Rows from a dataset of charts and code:

####################

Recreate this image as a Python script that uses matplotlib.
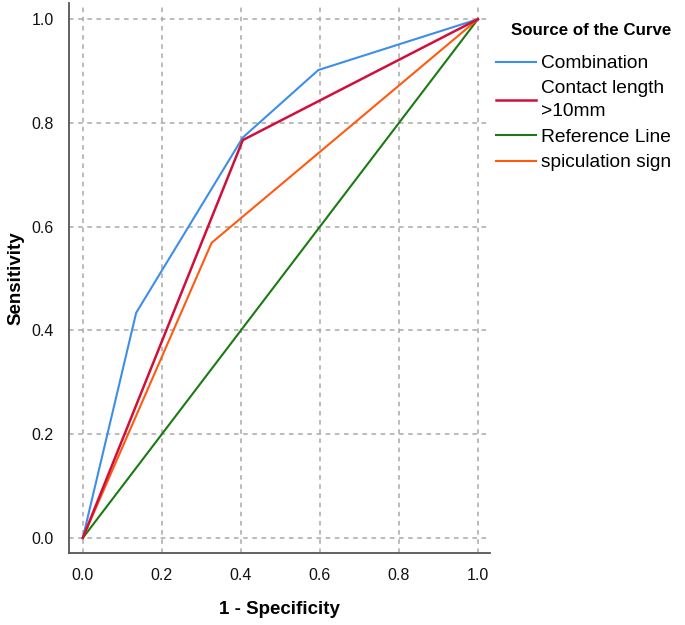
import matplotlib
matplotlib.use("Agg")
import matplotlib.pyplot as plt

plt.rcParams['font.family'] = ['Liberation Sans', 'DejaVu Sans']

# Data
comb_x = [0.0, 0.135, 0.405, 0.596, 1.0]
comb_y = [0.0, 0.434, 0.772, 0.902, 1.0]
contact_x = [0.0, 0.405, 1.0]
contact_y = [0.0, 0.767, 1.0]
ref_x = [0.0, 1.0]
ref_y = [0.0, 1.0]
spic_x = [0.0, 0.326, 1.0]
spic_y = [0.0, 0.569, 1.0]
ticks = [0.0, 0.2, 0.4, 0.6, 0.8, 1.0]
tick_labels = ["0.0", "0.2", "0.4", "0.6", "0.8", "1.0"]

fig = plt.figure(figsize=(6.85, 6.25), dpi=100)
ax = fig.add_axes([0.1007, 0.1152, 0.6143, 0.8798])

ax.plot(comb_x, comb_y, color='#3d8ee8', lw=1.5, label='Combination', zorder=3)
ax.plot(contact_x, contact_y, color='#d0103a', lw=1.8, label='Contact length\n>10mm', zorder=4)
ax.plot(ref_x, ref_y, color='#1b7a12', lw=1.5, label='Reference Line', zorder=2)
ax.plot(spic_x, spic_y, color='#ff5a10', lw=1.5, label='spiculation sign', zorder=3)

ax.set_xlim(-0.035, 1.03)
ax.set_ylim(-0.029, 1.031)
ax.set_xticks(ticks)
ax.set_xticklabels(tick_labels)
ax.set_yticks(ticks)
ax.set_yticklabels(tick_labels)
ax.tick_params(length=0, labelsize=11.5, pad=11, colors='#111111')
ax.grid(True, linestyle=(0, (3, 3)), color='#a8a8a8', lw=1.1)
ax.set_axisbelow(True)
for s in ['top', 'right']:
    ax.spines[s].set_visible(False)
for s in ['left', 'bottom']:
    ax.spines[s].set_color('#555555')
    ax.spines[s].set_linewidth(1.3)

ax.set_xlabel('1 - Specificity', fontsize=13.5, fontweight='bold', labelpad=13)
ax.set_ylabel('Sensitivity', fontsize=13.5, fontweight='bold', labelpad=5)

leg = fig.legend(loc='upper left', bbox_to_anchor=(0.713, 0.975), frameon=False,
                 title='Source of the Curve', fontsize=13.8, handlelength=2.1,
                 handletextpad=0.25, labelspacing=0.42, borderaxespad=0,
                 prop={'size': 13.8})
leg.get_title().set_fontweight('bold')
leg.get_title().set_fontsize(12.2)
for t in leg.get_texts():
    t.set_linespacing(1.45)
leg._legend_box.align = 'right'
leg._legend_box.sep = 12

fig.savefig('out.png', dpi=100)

####################

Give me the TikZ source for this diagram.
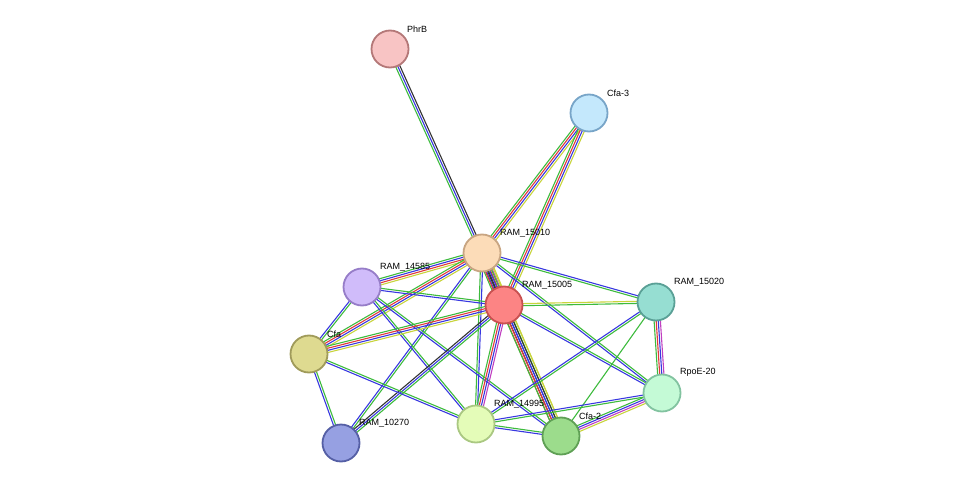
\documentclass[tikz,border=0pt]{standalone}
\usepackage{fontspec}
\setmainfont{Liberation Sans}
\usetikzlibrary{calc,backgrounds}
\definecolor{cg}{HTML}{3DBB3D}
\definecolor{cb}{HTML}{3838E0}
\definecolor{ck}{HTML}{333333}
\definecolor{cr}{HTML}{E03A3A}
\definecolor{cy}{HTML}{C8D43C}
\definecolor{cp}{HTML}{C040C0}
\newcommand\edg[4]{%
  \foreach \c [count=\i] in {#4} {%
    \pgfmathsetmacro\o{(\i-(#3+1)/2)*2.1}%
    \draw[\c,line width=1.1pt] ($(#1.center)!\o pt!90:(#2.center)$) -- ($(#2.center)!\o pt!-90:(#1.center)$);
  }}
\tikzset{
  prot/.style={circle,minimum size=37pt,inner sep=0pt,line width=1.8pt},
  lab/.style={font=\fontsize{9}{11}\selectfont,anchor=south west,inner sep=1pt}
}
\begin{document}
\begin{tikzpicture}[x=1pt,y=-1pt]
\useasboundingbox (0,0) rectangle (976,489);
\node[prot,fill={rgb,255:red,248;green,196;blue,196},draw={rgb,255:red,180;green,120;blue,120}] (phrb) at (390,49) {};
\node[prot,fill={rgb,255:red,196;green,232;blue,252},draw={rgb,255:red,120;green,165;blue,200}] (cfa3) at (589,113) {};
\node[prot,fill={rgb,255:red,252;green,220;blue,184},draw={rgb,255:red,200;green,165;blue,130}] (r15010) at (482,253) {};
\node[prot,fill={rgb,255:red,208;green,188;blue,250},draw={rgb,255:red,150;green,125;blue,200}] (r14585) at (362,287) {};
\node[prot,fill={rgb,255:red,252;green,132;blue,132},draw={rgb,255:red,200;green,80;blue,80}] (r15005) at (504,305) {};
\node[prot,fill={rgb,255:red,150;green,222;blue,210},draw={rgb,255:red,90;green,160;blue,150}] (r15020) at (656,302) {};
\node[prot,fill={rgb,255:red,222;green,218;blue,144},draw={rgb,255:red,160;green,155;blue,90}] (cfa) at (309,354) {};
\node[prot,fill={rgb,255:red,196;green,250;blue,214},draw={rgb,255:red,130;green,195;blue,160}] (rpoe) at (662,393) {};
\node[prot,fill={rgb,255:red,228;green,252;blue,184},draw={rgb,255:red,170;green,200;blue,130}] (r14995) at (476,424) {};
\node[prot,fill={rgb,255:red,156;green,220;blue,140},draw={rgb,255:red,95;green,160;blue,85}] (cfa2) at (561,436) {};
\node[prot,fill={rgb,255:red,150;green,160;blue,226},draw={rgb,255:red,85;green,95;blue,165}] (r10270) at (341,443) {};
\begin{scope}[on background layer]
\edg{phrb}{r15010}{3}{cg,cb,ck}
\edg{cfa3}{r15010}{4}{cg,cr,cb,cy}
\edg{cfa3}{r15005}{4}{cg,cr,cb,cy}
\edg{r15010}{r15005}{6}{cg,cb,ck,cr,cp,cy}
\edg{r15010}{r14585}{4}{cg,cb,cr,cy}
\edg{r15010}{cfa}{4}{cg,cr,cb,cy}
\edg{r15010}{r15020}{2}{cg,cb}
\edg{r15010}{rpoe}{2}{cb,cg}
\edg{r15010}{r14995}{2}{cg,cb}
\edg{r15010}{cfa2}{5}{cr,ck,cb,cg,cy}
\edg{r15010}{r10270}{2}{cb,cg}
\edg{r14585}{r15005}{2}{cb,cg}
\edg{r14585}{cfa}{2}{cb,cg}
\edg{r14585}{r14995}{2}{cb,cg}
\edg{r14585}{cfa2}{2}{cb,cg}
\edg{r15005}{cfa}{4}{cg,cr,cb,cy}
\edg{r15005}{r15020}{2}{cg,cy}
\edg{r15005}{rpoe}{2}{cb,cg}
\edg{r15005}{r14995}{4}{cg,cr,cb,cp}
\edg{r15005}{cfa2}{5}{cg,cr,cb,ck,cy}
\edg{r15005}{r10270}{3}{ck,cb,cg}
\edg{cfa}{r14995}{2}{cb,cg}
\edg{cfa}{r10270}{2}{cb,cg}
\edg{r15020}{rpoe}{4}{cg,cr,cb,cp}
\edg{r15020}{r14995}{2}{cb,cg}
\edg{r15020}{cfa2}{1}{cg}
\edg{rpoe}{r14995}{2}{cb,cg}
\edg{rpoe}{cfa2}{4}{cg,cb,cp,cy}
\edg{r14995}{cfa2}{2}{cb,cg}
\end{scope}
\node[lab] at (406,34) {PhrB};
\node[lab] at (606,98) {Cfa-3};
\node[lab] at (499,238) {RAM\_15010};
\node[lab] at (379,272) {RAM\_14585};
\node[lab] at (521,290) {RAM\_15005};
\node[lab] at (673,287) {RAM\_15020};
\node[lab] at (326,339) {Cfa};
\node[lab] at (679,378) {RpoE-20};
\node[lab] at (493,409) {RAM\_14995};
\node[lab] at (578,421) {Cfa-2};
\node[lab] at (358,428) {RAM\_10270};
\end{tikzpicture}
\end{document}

####################

Only the lines starting at the line with "Recreate this image" and ending at the line with "fontsize=13.5, fontweight='bold', labelpad=5)" should be printed again, exactly and with both ends kept; omit the pictures.

Recreate this image as a Python script that uses matplotlib.
import matplotlib
matplotlib.use("Agg")
import matplotlib.pyplot as plt

plt.rcParams['font.family'] = ['Liberation Sans', 'DejaVu Sans']

# Data
comb_x = [0.0, 0.135, 0.405, 0.596, 1.0]
comb_y = [0.0, 0.434, 0.772, 0.902, 1.0]
contact_x = [0.0, 0.405, 1.0]
contact_y = [0.0, 0.767, 1.0]
ref_x = [0.0, 1.0]
ref_y = [0.0, 1.0]
spic_x = [0.0, 0.326, 1.0]
spic_y = [0.0, 0.569, 1.0]
ticks = [0.0, 0.2, 0.4, 0.6, 0.8, 1.0]
tick_labels = ["0.0", "0.2", "0.4", "0.6", "0.8", "1.0"]

fig = plt.figure(figsize=(6.85, 6.25), dpi=100)
ax = fig.add_axes([0.1007, 0.1152, 0.6143, 0.8798])

ax.plot(comb_x, comb_y, color='#3d8ee8', lw=1.5, label='Combination', zorder=3)
ax.plot(contact_x, contact_y, color='#d0103a', lw=1.8, label='Contact length\n>10mm', zorder=4)
ax.plot(ref_x, ref_y, color='#1b7a12', lw=1.5, label='Reference Line', zorder=2)
ax.plot(spic_x, spic_y, color='#ff5a10', lw=1.5, label='spiculation sign', zorder=3)

ax.set_xlim(-0.035, 1.03)
ax.set_ylim(-0.029, 1.031)
ax.set_xticks(ticks)
ax.set_xticklabels(tick_labels)
ax.set_yticks(ticks)
ax.set_yticklabels(tick_labels)
ax.tick_params(length=0, labelsize=11.5, pad=11, colors='#111111')
ax.grid(True, linestyle=(0, (3, 3)), color='#a8a8a8', lw=1.1)
ax.set_axisbelow(True)
for s in ['top', 'right']:
    ax.spines[s].set_visible(False)
for s in ['left', 'bottom']:
    ax.spines[s].set_color('#555555')
    ax.spines[s].set_linewidth(1.3)

ax.set_xlabel('1 - Specificity', fontsize=13.5, fontweight='bold', labelpad=13)
ax.set_ylabel('Sensitivity', fontsize=13.5, fontweight='bold', labelpad=5)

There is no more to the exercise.